BEIJING, Aug. 13 (Xinhua) -- China's first guideline to prevent unjust or wrongful judgments will better safeguard judicial independence, build credibility for the judicial system and help to improve public trust.
The guideline, issued by the Commission for Political and Legal Affairs of the Communist Party of China (CPC) Central Committee on Tuesday, said law enforcement personnel will have to bear life-long responsibility for their roles in wrongful judgments.
To prevent the extortion of confessions via torture, the guideline reiterates the Criminal Procedural Law, saying all interrogations should be conducted in detention houses and recorded using audio or video equipment.

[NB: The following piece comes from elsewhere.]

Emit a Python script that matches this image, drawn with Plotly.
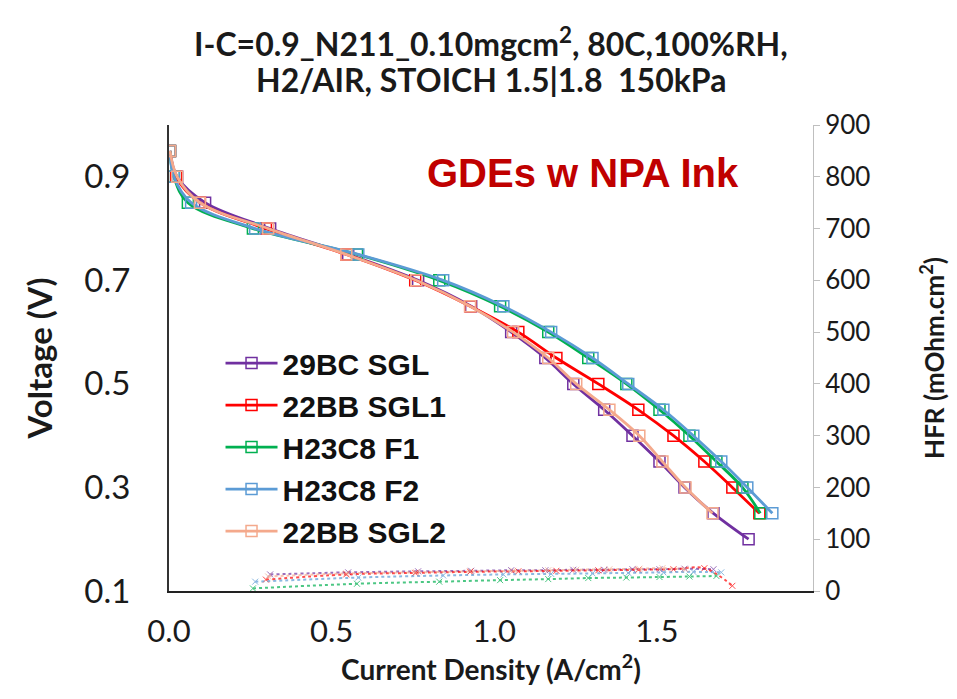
import plotly.graph_objects as go

# ---------------- data ----------------
voltage_steps = [0.95, 0.90, 0.85, 0.80, 0.75, 0.70, 0.65, 0.60, 0.55, 0.50,
                 0.45, 0.40, 0.35, 0.30, 0.25, 0.20]

series_names = ["29BC SGL", "22BB SGL1", "H23C8 F1", "H23C8 F2", "22BB SGL2"]

cd_29bc_sgl = [0.003, 0.025, 0.111, 0.311, 0.551, 0.766, 0.929, 1.052, 1.157, 1.243,
               1.338, 1.425, 1.508, 1.585, 1.674, 1.782]
cd_22bb_sgl1 = [0.003, 0.022, 0.095, 0.298, 0.545, 0.757, 0.926, 1.074, 1.191, 1.320,
                1.443, 1.551, 1.646, 1.732, 1.815]
cd_h23c8_f1 = [0.003, 0.015, 0.058, 0.258, 0.578, 0.831, 1.018, 1.166, 1.289, 1.406,
               1.508, 1.600, 1.683, 1.763, 1.818]
cd_h23c8_f2 = [0.003, 0.015, 0.068, 0.265, 0.582, 0.843, 1.028, 1.175, 1.302, 1.412,
               1.520, 1.612, 1.698, 1.778, 1.855]
cd_22bb_sgl2 = [0.003, 0.025, 0.095, 0.305, 0.545, 0.760, 0.926, 1.058, 1.166, 1.252,
                1.354, 1.446, 1.517, 1.588, 1.671]

# HFR (mOhm.cm2), measured from the 0.80 V point onward
hfr_29bc_sgl = [32, 36, 38, 39, 40, 40, 41, 41, 42, 42, 43, 42]
hfr_22bb_sgl1 = [22, 32, 35, 37, 38, 39, 40, 41, 42, 44, 10]
hfr_h23c8_f1 = [5, 14, 18, 21, 23, 25, 26, 27, 28, 29]
hfr_h23c8_f2 = [18, 26, 30, 32, 33, 34, 35, 36, 37, 36]
hfr_22bb_sgl2 = [28, 34, 36, 38, 39, 40, 41, 42, 43, 44, 42]

x_ticks = [0.0, 0.5, 1.0, 1.5]
x_tick_labels = ["0.0", "0.5", "1.0", "1.5"]
y_ticks = [0.1, 0.3, 0.5, 0.7, 0.9]
y_tick_labels = ["0.1", "0.3", "0.5", "0.7", "0.9"]
y2_ticks = [0, 100, 200, 300, 400, 500, 600, 700, 800, 900]

title_line1 = "I-C=0.9_N211_0.10mgcm<sup>2</sup>, 80C,100%RH,"
title_line2 = "H2/AIR, STOICH 1.5|1.8  150kPa"

colors = ["#7030A0", "#FF0000", "#00B050", "#5B9BD5", "#F4A98C"]

cds = [cd_29bc_sgl, cd_22bb_sgl1, cd_h23c8_f1, cd_h23c8_f2, cd_22bb_sgl2]
hfrs = [hfr_29bc_sgl, hfr_22bb_sgl1, hfr_h23c8_f1, hfr_h23c8_f2, hfr_22bb_sgl2]

CAL = "Lato, 'Open Sans', sans-serif"
ARIAL = "'Liberation Sans', Arial, sans-serif"
INK = "#1a1a1a"

fig = go.Figure()

# HFR dotted traces first (background)
for name, cd, hfr, col in zip(series_names, cds, hfrs, colors):
    fig.add_trace(go.Scatter(
        x=cd[3:3 + len(hfr)], y=hfr, yaxis="y2", mode="lines+markers",
        line=dict(color=col, width=2, dash="dot", shape="spline"),
        marker=dict(symbol="x-thin-open", size=6, line=dict(color=col, width=1)),
        opacity=0.7, showlegend=False, hoverinfo="skip"))

# Polarisation curves
for name, cd, col in zip(series_names, cds, colors):
    fig.add_trace(go.Scatter(
        x=cd, y=voltage_steps[:len(cd)], name=name, mode="lines+markers",
        line=dict(color=col, width=2.8, shape="spline", smoothing=1.0),
        marker=dict(symbol="square-open", size=11, color=col,
                    line=dict(color=col, width=1.5)),
    ))

fig.update_layout(
    width=957, height=699,
    margin=dict(l=161, r=152, t=117, b=116, autoexpand=False),
    paper_bgcolor="white", plot_bgcolor="white",
    xaxis=dict(
        range=[0, 1.98], tickvals=x_ticks, ticktext=x_tick_labels,
        automargin=False,
        showgrid=False, zeroline=False, showline=True, linecolor="#222",
        linewidth=2, ticks="", ticklabelstandoff=12,
        tickfont=dict(family=CAL, size=31, color=INK),
        title=dict(text="Current Density (A/cm<sup>2</sup>)",
                   font=dict(family=CAL, size=28, color=INK, weight="bold"),
                   standoff=8)),
    yaxis=dict(
        range=[0.1, 1.0], tickvals=y_ticks, ticktext=y_tick_labels,
        automargin=False,
        showgrid=False, zeroline=False, showline=True, linecolor="#333",
        linewidth=2, ticks="", ticklabelstandoff=30,
        tickfont=dict(family=CAL, size=33, color=INK),
        title=dict(text="Voltage (V)",
                   font=dict(family=CAL, size=33, color=INK, weight="bold"),
                   standoff=22)),
    yaxis2=dict(
        range=[0, 900], tickvals=y2_ticks, overlaying="y", side="right",
        automargin=False,
        showgrid=False, zeroline=False, showline=True, linecolor="#BFBFBF",
        linewidth=1, ticks="outside", ticklen=6, tickcolor="#BFBFBF",
        tickfont=dict(family=CAL, size=26, color=INK),
        title=dict(text="HFR (mOhm.cm<sup>2</sup>)",
                   font=dict(family=CAL, size=26, color=INK, weight="bold"),
                   standoff=56)),
    legend=dict(
        x=0.08, y=0.545, xanchor="left", yanchor="top",
        bgcolor="rgba(0,0,0,0)", borderwidth=0,
        font=dict(family=ARIAL, size=30, color="#111", weight="bold"),
        itemwidth=52),
    annotations=[
        dict(text="GDEs w NPA Ink", x=0.643, y=0.898, xref="paper", yref="paper",
             showarrow=False, xanchor="center", yanchor="middle",
             font=dict(family=ARIAL, size=40, color="#C00000", weight="bold")),
        dict(text=title_line1, x=0.5, y=34, xref="paper", yref="paper",
             showarrow=False, xanchor="center", yanchor="middle",
             font=dict(family=CAL, size=32, color=INK, weight="bold")),
        dict(text=title_line2, x=0.5, y=72, xref="paper", yref="paper",
             showarrow=False, xanchor="center", yanchor="middle",
             font=dict(family=CAL, size=32, color=INK, weight="bold")),
    ],
)

# convert the two title lines' pixel rows to paper coordinates
plot_h = 699 - 117 - 116
for ann in fig.layout.annotations[1:]:
    ann.y = (699 - 116 - ann.y) / plot_h

fig.write_html("out.html")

The guideline will safeguard the independence of the judicial system by minimizing human interference in decision-making for law-enforcement personnel, who sometimes have to compromise the law when facing pressure from their superiors.
The guideline also advocates the principle of "innocent until proven guilty," as well as calls for changes to the current judicial appraisal system, which evaluates the performance of law enforcement personnel based on the number of criminal cases that have been solved and the number of suspects who have been detained or prosecuted.
This system has acted as a strong incentive for law enforcement authorities to use improper means to inflate their arrest and conviction numbers, according to Zhao Bingzhi, dean of the College for Criminal Law Science at Beijing Normal University.
Experts believe the guideline is a response to public calls for greater judicial fairness following the emergence of several wrongful judgments.
In one case, two men in east China's Zhejiang Province were acquitted of rape in March after a retrial found insufficient evidence to support their previous convictions.
Zhang Hui and his uncle Zhang Gaoping were sentenced to death with a two-year reprieve and 15 years in prison, respectively, for allegedly raping a 17-year-old girl.
The introduction of the guideline is a testament to authorities' willingness to address public concerns and uphold justice. However, the guideline must be properly implemented in order to reduce wrongful judgments and boost public trust in the judicial system.